The site also has a complete winter guide with detailed information about winter services in each of PennDOT's 11 engineering districts, as well as preparing your vehicle and driveway tips for winter conditions. 
With $220 million budgeted for this winter's statewide operations, PennDOT deploys about 4,800 on-the-road workers, has more than 652,000 tons of salt on hand across the state and will take salt deliveries throughout the winter.

"Carrying out our winter mission is a massive undertaking for our team, and it's critical that the public do their part to keep our roads as safe as possible," said Richards. "Drivers should keep safety top of mind in their travel decisions, and give our operators and other motorists plenty of room during inclement weather."

When winter weather hits, PennDOT's primary focus is on interstates and expressways, and equipment may be redirected to those routes during significant winter events.

The more traffic a roadway has, the more attention it will receive from plows, so motorists may find deeper accumulations on less-traveled routes and should adjust their driving for those conditions.

If motorists encounter snow or ice-covered roads, they should slow down, increase their following distance and avoid distractions.

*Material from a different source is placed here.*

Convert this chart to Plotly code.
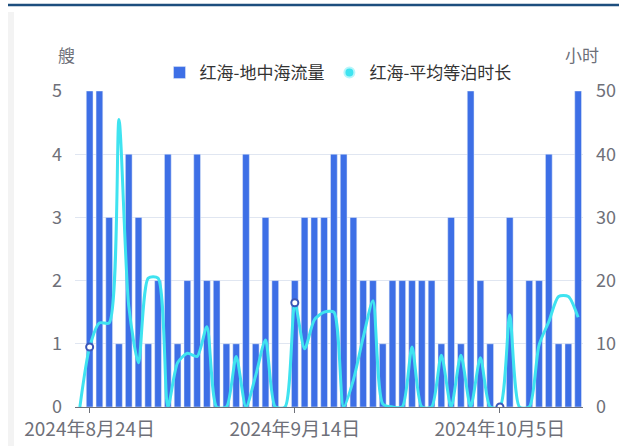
import plotly.graph_objects as go
import pandas as pd

dates = [d.strftime("%Y-%m-%d") for d in pd.date_range("2024-08-23", "2024-10-13", freq="D")]

flow = [0, 5, 5, 3, 1, 4, 3, 1, 2,
        4, 1, 2, 4, 2, 2, 1, 1, 4, 1, 3, 2, 0, 2, 3, 3, 3, 4, 4, 3, 2, 2, 1, 2, 2, 2, 2, 2, 1, 3,
        1, 5, 2, 1, 0, 3, 0, 2, 2, 4, 1, 1, 5]

wait_hours = [0, 9.5, 13.3, 13.3, 45.5, 16, 7, 20.4, 20.4,
              0, 7, 8.5, 8, 12.7, 0, 0, 8, 0, 5, 10.6, 0, 0, 16.5, 9.2, 13.8, 15, 15, 0, 4.3, 11, 16.8,
              0.5, 0, 0, 9.5, 0, 0, 8.2, 0, 8.2, 0, 7.8, 0, 0, 14.6, 0, 0, 9.8, 13.5, 17.5, 17.5, 14.2]

tick_dates = ["2024-08-24", "2024-09-14", "2024-10-05"]
tick_labels = ["2024年8月24日", "2024年9月14日", "2024年10月5日"]

bar_name = "红海-地中海流量"
line_name = "红海-平均等泊时长"

FONT = "Noto Sans CJK SC"
GREY = "#6E7079"
BAR_C = "#3d6fe6"
LINE_C = "#3fe3f0"

# plot area in pixels
L, R, T, B = 75, 583, 91, 407
W, H = 619, 446

def px(x):
    return (x - L) / (R - L)

def py(y):
    return (B - y) / (B - T)

fig = go.Figure()

fig.add_trace(go.Bar(x=dates, y=flow, name=bar_name, marker_color=BAR_C,
                     yaxis="y", hoverinfo="x+y"))

fig.add_trace(go.Scatter(x=dates, y=wait_hours, mode="lines", name=line_name,
                         line=dict(color=LINE_C, width=3, shape="spline", smoothing=0.7),
                         yaxis="y2", showlegend=False))

mk_idx = [dates.index(d) for d in tick_dates]
fig.add_trace(go.Scatter(x=[dates[i] for i in mk_idx], y=[wait_hours[i] for i in mk_idx],
                         mode="markers", yaxis="y2", showlegend=False,
                         marker=dict(size=7, color="white", line=dict(color="#3a56b8", width=2))))

# legend-only entry for the line series
fig.add_trace(go.Scatter(x=[None], y=[None], mode="markers", name=line_name, yaxis="y2",
                         marker=dict(size=10, color=LINE_C, line=dict(color="#b8f6fb", width=2))))

fig.update_layout(
    width=W, height=H,
    margin=dict(l=L, r=W - R, t=T, b=H - B, autoexpand=False),
    paper_bgcolor="white", plot_bgcolor="white",
    font=dict(family=FONT, color=GREY, size=18),
    bargap=0.31,
    showlegend=True,
    legend=dict(orientation="h", x=px(338), xanchor="center", y=py(73), yanchor="middle",
                font=dict(size=17, color="#333333"), itemwidth=30, tracegroupgap=0,
                bgcolor="rgba(0,0,0,0)"),
    xaxis=dict(type="category", categoryorder="array", categoryarray=dates,
               range=[-0.5, len(dates) - 0.5], autorange=False,
               tickmode="array", tickvals=tick_dates, ticktext=tick_labels,
               showline=True, linecolor=GREY, linewidth=1, automargin=False,
               ticks="outside", ticklen=5, tickcolor=GREY,
               showgrid=False, zeroline=False, tickfont=dict(size=19, color=GREY)),
    yaxis=dict(range=[0, 5], dtick=1, showgrid=True, gridcolor="#E0E6F1", zeroline=False,
               showline=False, ticks="", ticklabelstandoff=12, automargin=False,
               tickfont=dict(size=18, color=GREY)),
    yaxis2=dict(range=[0, 50], dtick=10, overlaying="y", side="right", showgrid=False,
                zeroline=False, showline=False, ticks="", ticklabelstandoff=12, automargin=False,
                tickfont=dict(size=18, color=GREY)),
    annotations=[
        dict(text="艘", x=px(66), y=py(54), xref="paper", yref="paper", showarrow=False,
             font=dict(size=17, color=GREY), xanchor="center", yanchor="middle"),
        dict(text="小时", x=px(582), y=py(54), xref="paper", yref="paper", showarrow=False,
             font=dict(size=17, color=GREY), xanchor="center", yanchor="middle"),
    ],
    shapes=[
        dict(type="line", xref="paper", yref="paper", x0=px(8), x1=px(W), y0=py(5), y1=py(5),
             line=dict(color="#1d4e7e", width=2.5), layer="above"),
        dict(type="rect", xref="paper", yref="paper", x0=px(8), x1=px(14), y0=py(12), y1=py(H),
             fillcolor="#f3f3f3", line=dict(width=0), layer="below"),
    ],
)

fig.write_html("out.html", config={"displayModeBar": False},
               post_script="document.body.style.margin='0';")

Last winter in Pennsylvania, preliminary data shows that there were 252 crashes resulting in 129 injuries on snowy, slushy or ice-covered roadways where aggressive-driving behaviors such as speeding or making careless lane changes were factors. 

In addition to viewing plow information, motorists can use the 511PA website to check conditions on more than 40,000 roadway miles, including color-coded winter conditions on 2,900 miles.

511PA, which is free and available 24 hours a day, provides traffic delay warnings, weather forecasts, traffic speed information and access to more than 850 traffic cameras.